The challenges are manifest. We must build a robust countertargeting capability to dazzle, deceive, and destroy the enemy’s ability to see, understand, and act. The main battery of the carrier—the air wing and the weapons in its magazines—must pace the information age with increasing range, speed, accuracy, and lethality. We must quicken the pace with which we adopt and field unmanned systems. And we must take advantage of the space, weight, and power inherent in the CVN to bring directed-energy weapons and additive manufacturing to the battlespace. We have the talent and the energy to face these challenges. Speed. Angels. Fight’s On.
1. CAPT Tal Manvel, USN (Ret.) “Aircraft Carriers: Bigger Is Better,” U.S. Naval Institute Proceedings 146, no. 9 (September 2020).
2. Gen Kenneth F. McKenzie Jr., USMC (Ret.), The Melting Point: High Command and War in the 21st Century (Annapolis, MD: Naval Institute Press, 2024), 5.
3. Dan Eaton, “U.S. Aircraft Carriers Rush to Aid Tsunami Zone,” ReliefWeb, 30 December 2004.

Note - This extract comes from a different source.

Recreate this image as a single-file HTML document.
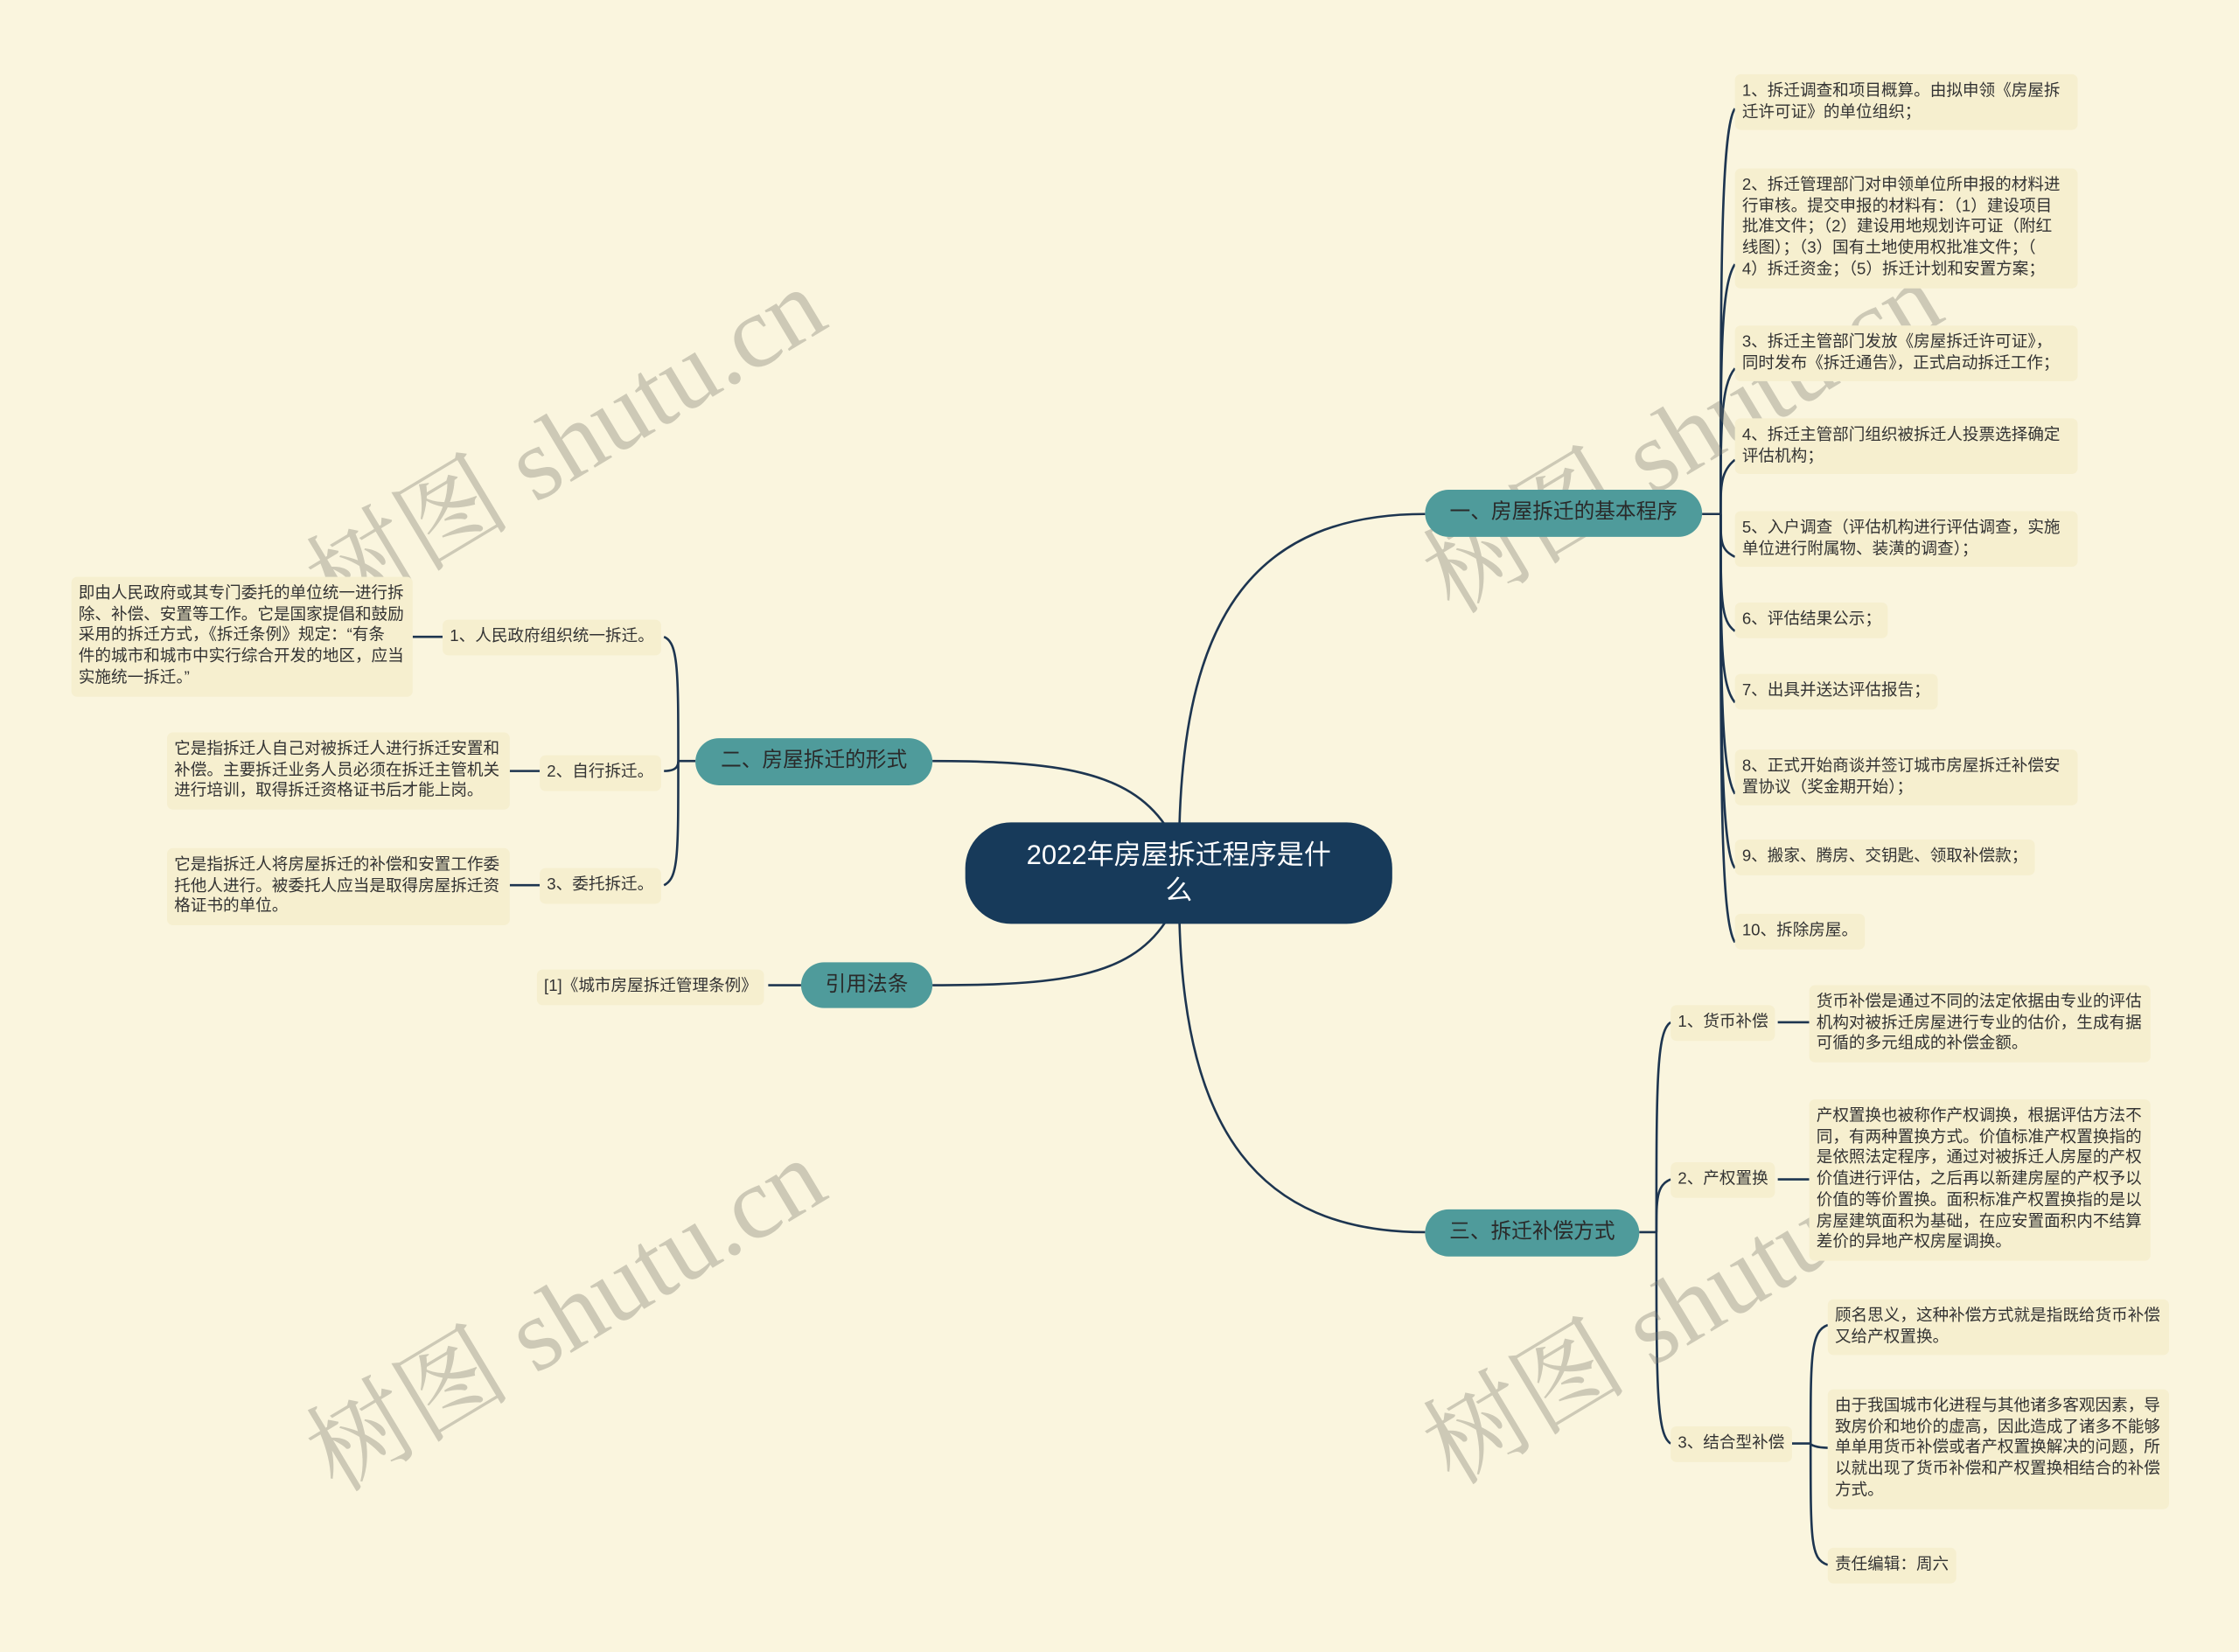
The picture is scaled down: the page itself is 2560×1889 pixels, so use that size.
<!DOCTYPE html>
<html><head><meta charset="utf-8">
<style>
html,body{margin:0;padding:0;background:#faf5de;}
#wrap{width:2560px;height:1889px;overflow:hidden;position:relative;background:#faf5de;}
#s{position:absolute;left:0;top:0;width:1568px;height:1157px;transform:scale(1.63265);transform-origin:0 0;font-family:"Liberation Sans","Noto Sans CJK SC",sans-serif;}
.l{position:absolute;background:#f6efcf;border-radius:4px;color:#333;font-size:11.4px;line-height:14.7px;padding:5px 5px;white-space:nowrap;box-sizing:border-box;}
.b{position:absolute;background:#4f9b9b;border-radius:17px;color:#2a2a2a;font-size:14.5px;text-align:center;box-sizing:border-box;white-space:nowrap;}
.wm{position:absolute;font-family:"Liberation Serif","Noto Serif CJK SC",serif;font-size:72px;color:rgba(120,120,110,0.35);transform:rotate(-31deg);transform-origin:0 0;white-space:nowrap;}
svg{position:absolute;left:0;top:0;}
</style></head><body><div id="wrap"><div id="s">
<svg width="1568" height="1157" fill="none" stroke="#1d3550" stroke-width="1.6">
<path d="M826 578 C 830 430, 880 360, 998 360"/>
<path d="M816 578 C 790 540, 740 533, 653 533"/>
<path d="M816 646 C 790 685, 740 690, 653 690"/>
<path d="M826 646 C 830 790, 880 863, 998 863"/>
<path d="M1192 360 L1205 360"/>
<path d="M1205 360 C1205 200 1205 90 1215 76"/>
<path d="M1205 360 C1205 250 1205 200 1215 185"/>
<path d="M1205 360 C1205 300 1205 270 1215 258"/>
<path d="M1205 360 C1205 340 1205 330 1215 322"/>
<path d="M1205 360 C1205 380 1205 385 1215 390"/>
<path d="M1205 360 C1205 420 1205 435 1215 442"/>
<path d="M1205 360 C1205 450 1205 480 1215 492"/>
<path d="M1205 360 C1205 470 1205 540 1215 556"/>
<path d="M1205 360 C1205 500 1205 595 1215 608"/>
<path d="M1205 360 C1205 550 1205 645 1215 660"/>
<path d="M487 533 L475 533"/>
<path d="M475 533 C475 470 475 450 465 446"/>
<path d="M475 533 C475 538 472 540 465 540"/>
<path d="M475 533 C475 600 475 615 465 620"/>
<path d="M310 446 L289 446"/>
<path d="M378 540 L357 540"/>
<path d="M378 620 L357 620"/>
<path d="M561 690 L538 690"/>
<path d="M1148 863 L1160 863"/>
<path d="M1160 863 C1160 760 1160 722 1170 716"/>
<path d="M1160 863 C1160 840 1160 830 1170 826"/>
<path d="M1160 863 C1160 970 1160 1005 1170 1011"/>
<path d="M1245 716 L1267 716"/>
<path d="M1245 826 L1267 826"/>
<path d="M1255 1011 L1268 1011"/>
<path d="M1268 1011 C1268 950 1268 932 1280 928"/>
<path d="M1268 1011 C1268 1012 1272 1014 1280 1014"/>
<path d="M1268 1011 C1268 1080 1268 1092 1280 1096"/>
</svg>

<div class="wm" style="left:193px;top:365px;">树图 shutu.cn</div>
<div class="wm" style="left:193px;top:975px;">树图 shutu.cn</div>
<div class="wm" style="left:975px;top:360px;">树图 shutu.cn</div>
<div class="wm" style="left:975px;top:970px;">树图 shutu.cn</div>

<div style="position:absolute;left:676px;top:576px;width:299px;height:71px;background:#173a5a;border-radius:32px;color:#fff;font-size:19px;line-height:25px;text-align:center;padding-top:11px;box-sizing:border-box;">2022年房屋拆迁程序是什<br>么</div>

<div class="b" style="left:998px;top:343px;width:194px;height:33px;line-height:33px;">一、房屋拆迁的基本程序</div>
<div class="b" style="left:487px;top:517px;width:166px;height:33px;line-height:33px;">二、房屋拆迁的形式</div>
<div class="b" style="left:561px;top:674px;width:92px;height:32px;line-height:32px;">引用法条</div>
<div class="b" style="left:998px;top:847px;width:150px;height:33px;line-height:33px;">三、拆迁补偿方式</div>

<div class="l" style="left:1215px;top:52px;width:240px;">1、拆迁调查和项目概算。由拟申领《房屋拆<br>迁许可证》的单位组织；</div>
<div class="l" style="left:1215px;top:118px;width:240px;">2、拆迁管理部门对申领单位所申报的材料进<br>行审核。提交申报的材料有：（1）建设项目<br>批准文件；（2）建设用地规划许可证（附红<br>线图）；（3）国有土地使用权批准文件；（<br>4）拆迁资金；（5）拆迁计划和安置方案；</div>
<div class="l" style="left:1215px;top:228px;width:240px;">3、拆迁主管部门发放《房屋拆迁许可证》，<br>同时发布《拆迁通告》，正式启动拆迁工作；</div>
<div class="l" style="left:1215px;top:293px;width:240px;">4、拆迁主管部门组织被拆迁人投票选择确定<br>评估机构；</div>
<div class="l" style="left:1215px;top:358px;width:240px;">5、入户调查（评估机构进行评估调查，实施<br>单位进行附属物、装潢的调查）；</div>
<div class="l" style="left:1215px;top:422px;">6、评估结果公示；</div>
<div class="l" style="left:1215px;top:472px;">7、出具并送达评估报告；</div>
<div class="l" style="left:1215px;top:525px;width:240px;">8、正式开始商谈并签订城市房屋拆迁补偿安<br>置协议（奖金期开始）；</div>
<div class="l" style="left:1215px;top:588px;">9、搬家、腾房、交钥匙、领取补偿款；</div>
<div class="l" style="left:1215px;top:640px;">10、拆除房屋。</div>

<div class="l" style="left:310px;top:434px;">1、人民政府组织统一拆迁。</div>
<div class="l" style="left:50px;top:404px;width:239px;">即由人民政府或其专门委托的单位统一进行拆<br>除、补偿、安置等工作。它是国家提倡和鼓励<br>采用的拆迁方式，《拆迁条例》规定：“有条<br>件的城市和城市中实行综合开发的地区，应当<br>实施统一拆迁。”</div>
<div class="l" style="left:378px;top:529px;">2、自行拆迁。</div>
<div class="l" style="left:117px;top:513px;width:240px;">它是指拆迁人自己对被拆迁人进行拆迁安置和<br>补偿。主要拆迁业务人员必须在拆迁主管机关<br>进行培训，取得拆迁资格证书后才能上岗。</div>
<div class="l" style="left:378px;top:608px;">3、委托拆迁。</div>
<div class="l" style="left:117px;top:594px;width:240px;">它是指拆迁人将房屋拆迁的补偿和安置工作委<br>托他人进行。被委托人应当是取得房屋拆迁资<br>格证书的单位。</div>
<div class="l" style="left:376px;top:679px;">[1]《城市房屋拆迁管理条例》</div>

<div class="l" style="left:1170px;top:704px;">1、货币补偿</div>
<div class="l" style="left:1267px;top:690px;width:239px;">货币补偿是通过不同的法定依据由专业的评估<br>机构对被拆迁房屋进行专业的估价，生成有据<br>可循的多元组成的补偿金额。</div>
<div class="l" style="left:1170px;top:814px;">2、产权置换</div>
<div class="l" style="left:1267px;top:770px;width:239px;">产权置换也被称作产权调换，根据评估方法不<br>同，有两种置换方式。价值标准产权置换指的<br>是依照法定程序，通过对被拆迁人房屋的产权<br>价值进行评估，之后再以新建房屋的产权予以<br>价值的等价置换。面积标准产权置换指的是以<br>房屋建筑面积为基础，在应安置面积内不结算<br>差价的异地产权房屋调换。</div>
<div class="l" style="left:1170px;top:999px;">3、结合型补偿</div>
<div class="l" style="left:1280px;top:910px;width:239px;">顾名思义，这种补偿方式就是指既给货币补偿<br>又给产权置换。</div>
<div class="l" style="left:1280px;top:973px;width:239px;">由于我国城市化进程与其他诸多客观因素，导<br>致房价和地价的虚高，因此造成了诸多不能够<br>单单用货币补偿或者产权置换解决的问题，所<br>以就出现了货币补偿和产权置换相结合的补偿<br>方式。</div>
<div class="l" style="left:1280px;top:1084px;">责任编辑：周六</div>
</div></div></body></html>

4. Nathan Burke, “USS Ronald Reagan Arrives in Japan to Support Security, Stability in the Indo-Asia-Pacific Region,” Navy.mil News Stories, 1 October 2015.
5. John Grady, “Navy Air Defense Mission in the Red Sea Makes Case for Directed Energy Weapons, Says VCJCS Grady,” USNI News, 1 May 2024.
6. Samuel P. Huntington, “National Policy and the Transoceanic Navy,” U.S. Naval Institute Proceedings 80, no. 5 (May 1954).